- What is asked: Repeat the listing exactly as given, omitting every image.

- Information provided:

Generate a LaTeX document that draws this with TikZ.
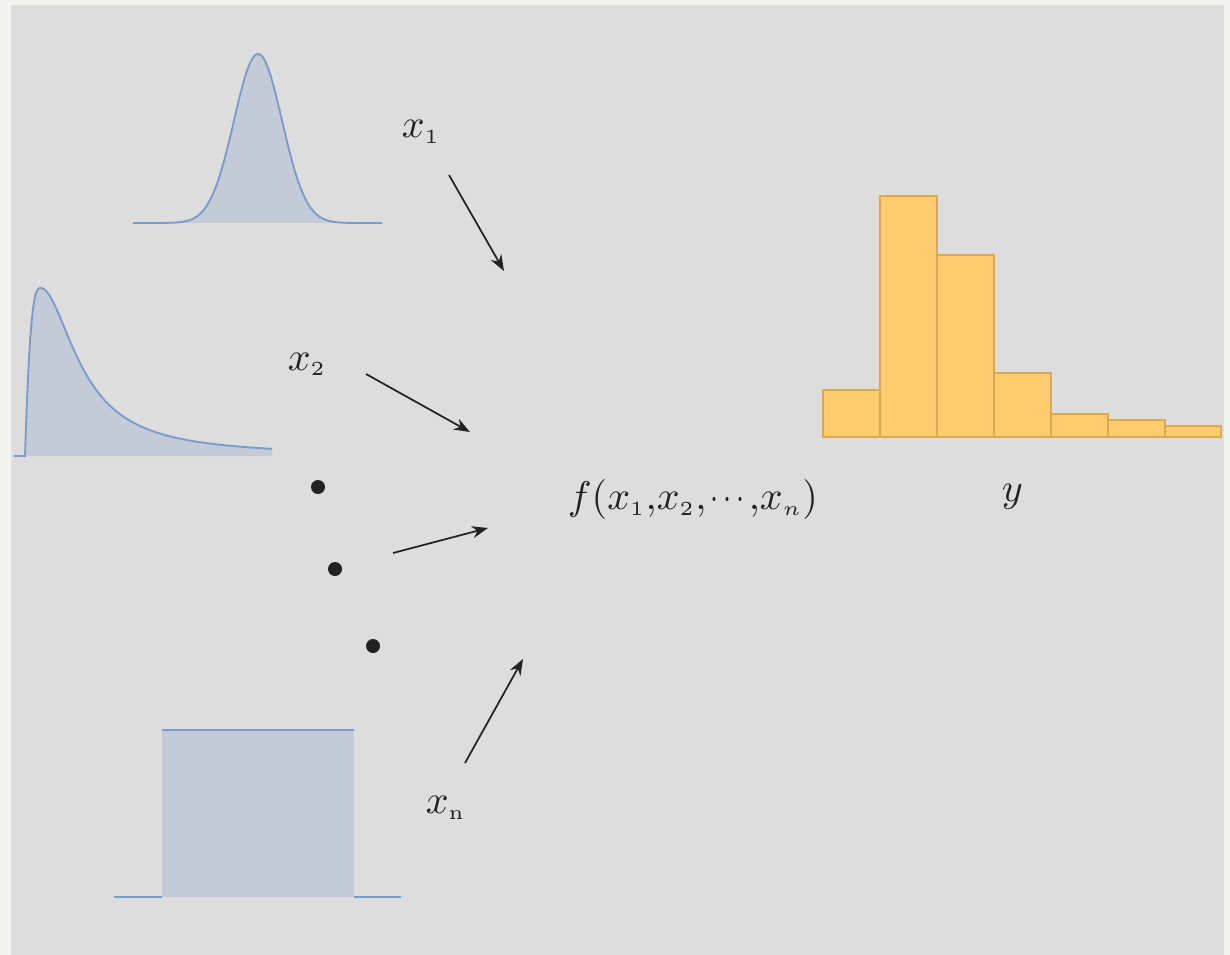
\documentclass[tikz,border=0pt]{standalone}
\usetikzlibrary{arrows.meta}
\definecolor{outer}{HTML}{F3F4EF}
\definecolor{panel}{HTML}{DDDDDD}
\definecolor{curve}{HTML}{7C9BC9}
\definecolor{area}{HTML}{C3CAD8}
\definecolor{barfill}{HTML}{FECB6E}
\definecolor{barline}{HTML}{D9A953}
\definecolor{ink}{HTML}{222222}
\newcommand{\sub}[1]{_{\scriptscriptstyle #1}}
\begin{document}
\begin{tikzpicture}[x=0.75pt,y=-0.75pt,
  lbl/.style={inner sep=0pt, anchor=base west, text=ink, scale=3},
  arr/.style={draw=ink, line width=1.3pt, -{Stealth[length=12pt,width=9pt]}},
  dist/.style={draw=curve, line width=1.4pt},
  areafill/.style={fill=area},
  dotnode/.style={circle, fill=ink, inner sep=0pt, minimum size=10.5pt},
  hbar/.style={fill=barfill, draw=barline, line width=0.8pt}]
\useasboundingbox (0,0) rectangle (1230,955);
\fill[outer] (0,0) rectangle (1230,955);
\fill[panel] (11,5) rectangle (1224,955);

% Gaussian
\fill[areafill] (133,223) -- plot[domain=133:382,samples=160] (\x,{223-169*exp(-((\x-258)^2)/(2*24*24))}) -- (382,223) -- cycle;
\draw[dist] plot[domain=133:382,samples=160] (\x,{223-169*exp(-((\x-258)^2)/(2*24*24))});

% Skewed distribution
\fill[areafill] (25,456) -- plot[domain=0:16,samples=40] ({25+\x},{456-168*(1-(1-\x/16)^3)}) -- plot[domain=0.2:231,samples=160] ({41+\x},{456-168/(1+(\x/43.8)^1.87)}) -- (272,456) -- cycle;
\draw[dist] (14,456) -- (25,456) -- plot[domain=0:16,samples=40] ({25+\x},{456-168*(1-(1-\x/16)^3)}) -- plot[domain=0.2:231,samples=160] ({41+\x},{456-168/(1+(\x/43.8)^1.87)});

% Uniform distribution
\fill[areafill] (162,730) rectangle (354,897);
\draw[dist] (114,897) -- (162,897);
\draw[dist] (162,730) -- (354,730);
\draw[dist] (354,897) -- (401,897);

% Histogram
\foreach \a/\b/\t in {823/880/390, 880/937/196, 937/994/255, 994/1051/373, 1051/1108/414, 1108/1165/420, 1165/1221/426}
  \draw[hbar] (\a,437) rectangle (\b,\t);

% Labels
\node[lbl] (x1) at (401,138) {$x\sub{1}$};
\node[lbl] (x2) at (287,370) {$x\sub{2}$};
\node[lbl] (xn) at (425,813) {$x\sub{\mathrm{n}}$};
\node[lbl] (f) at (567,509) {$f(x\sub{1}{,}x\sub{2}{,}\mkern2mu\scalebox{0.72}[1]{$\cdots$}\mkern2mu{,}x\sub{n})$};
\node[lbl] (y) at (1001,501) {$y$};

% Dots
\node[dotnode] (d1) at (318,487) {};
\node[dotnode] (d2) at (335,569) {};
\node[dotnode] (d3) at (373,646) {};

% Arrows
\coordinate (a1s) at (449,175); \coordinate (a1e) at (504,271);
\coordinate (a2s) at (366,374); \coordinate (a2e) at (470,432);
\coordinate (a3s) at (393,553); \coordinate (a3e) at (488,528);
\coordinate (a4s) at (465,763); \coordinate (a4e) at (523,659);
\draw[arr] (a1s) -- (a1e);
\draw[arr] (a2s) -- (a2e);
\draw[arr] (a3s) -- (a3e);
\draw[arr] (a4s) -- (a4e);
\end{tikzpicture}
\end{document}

- Result below:
Generate a LaTeX document that draws this with TikZ.
\documentclass[tikz,border=0pt]{standalone}
\usetikzlibrary{arrows.meta}
\definecolor{outer}{HTML}{F3F4EF}
\definecolor{panel}{HTML}{DDDDDD}
\definecolor{curve}{HTML}{7C9BC9}
\definecolor{area}{HTML}{C3CAD8}
\definecolor{barfill}{HTML}{FECB6E}
\definecolor{barline}{HTML}{D9A953}
\definecolor{ink}{HTML}{222222}
\newcommand{\sub}[1]{_{\scriptscriptstyle #1}}
\begin{document}
\begin{tikzpicture}[x=0.75pt,y=-0.75pt,
  lbl/.style={inner sep=0pt, anchor=base west, text=ink, scale=3},
  arr/.style={draw=ink, line width=1.3pt, -{Stealth[length=12pt,width=9pt]}},
  dist/.style={draw=curve, line width=1.4pt},
  areafill/.style={fill=area},
  dotnode/.style={circle, fill=ink, inner sep=0pt, minimum size=10.5pt},
  hbar/.style={fill=barfill, draw=barline, line width=0.8pt}]
\useasboundingbox (0,0) rectangle (1230,955);
\fill[outer] (0,0) rectangle (1230,955);
\fill[panel] (11,5) rectangle (1224,955);

% Gaussian
\fill[areafill] (133,223) -- plot[domain=133:382,samples=160] (\x,{223-169*exp(-((\x-258)^2)/(2*24*24))}) -- (382,223) -- cycle;
\draw[dist] plot[domain=133:382,samples=160] (\x,{223-169*exp(-((\x-258)^2)/(2*24*24))});

% Skewed distribution
\fill[areafill] (25,456) -- plot[domain=0:16,samples=40] ({25+\x},{456-168*(1-(1-\x/16)^3)}) -- plot[domain=0.2:231,samples=160] ({41+\x},{456-168/(1+(\x/43.8)^1.87)}) -- (272,456) -- cycle;
\draw[dist] (14,456) -- (25,456) -- plot[domain=0:16,samples=40] ({25+\x},{456-168*(1-(1-\x/16)^3)}) -- plot[domain=0.2:231,samples=160] ({41+\x},{456-168/(1+(\x/43.8)^1.87)});

% Uniform distribution
\fill[areafill] (162,730) rectangle (354,897);
\draw[dist] (114,897) -- (162,897);
\draw[dist] (162,730) -- (354,730);
\draw[dist] (354,897) -- (401,897);

% Histogram
\foreach \a/\b/\t in {823/880/390, 880/937/196, 937/994/255, 994/1051/373, 1051/1108/414, 1108/1165/420, 1165/1221/426}
  \draw[hbar] (\a,437) rectangle (\b,\t);

% Labels
\node[lbl] (x1) at (401,138) {$x\sub{1}$};
\node[lbl] (x2) at (287,370) {$x\sub{2}$};
\node[lbl] (xn) at (425,813) {$x\sub{\mathrm{n}}$};
\node[lbl] (f) at (567,509) {$f(x\sub{1}{,}x\sub{2}{,}\mkern2mu\scalebox{0.72}[1]{$\cdots$}\mkern2mu{,}x\sub{n})$};
\node[lbl] (y) at (1001,501) {$y$};

% Dots
\node[dotnode] (d1) at (318,487) {};
\node[dotnode] (d2) at (335,569) {};
\node[dotnode] (d3) at (373,646) {};

% Arrows
\coordinate (a1s) at (449,175); \coordinate (a1e) at (504,271);
\coordinate (a2s) at (366,374); \coordinate (a2e) at (470,432);
\coordinate (a3s) at (393,553); \coordinate (a3e) at (488,528);
\coordinate (a4s) at (465,763); \coordinate (a4e) at (523,659);
\draw[arr] (a1s) -- (a1e);
\draw[arr] (a2s) -- (a2e);
\draw[arr] (a3s) -- (a3e);
\draw[arr] (a4s) -- (a4e);
\end{tikzpicture}
\end{document}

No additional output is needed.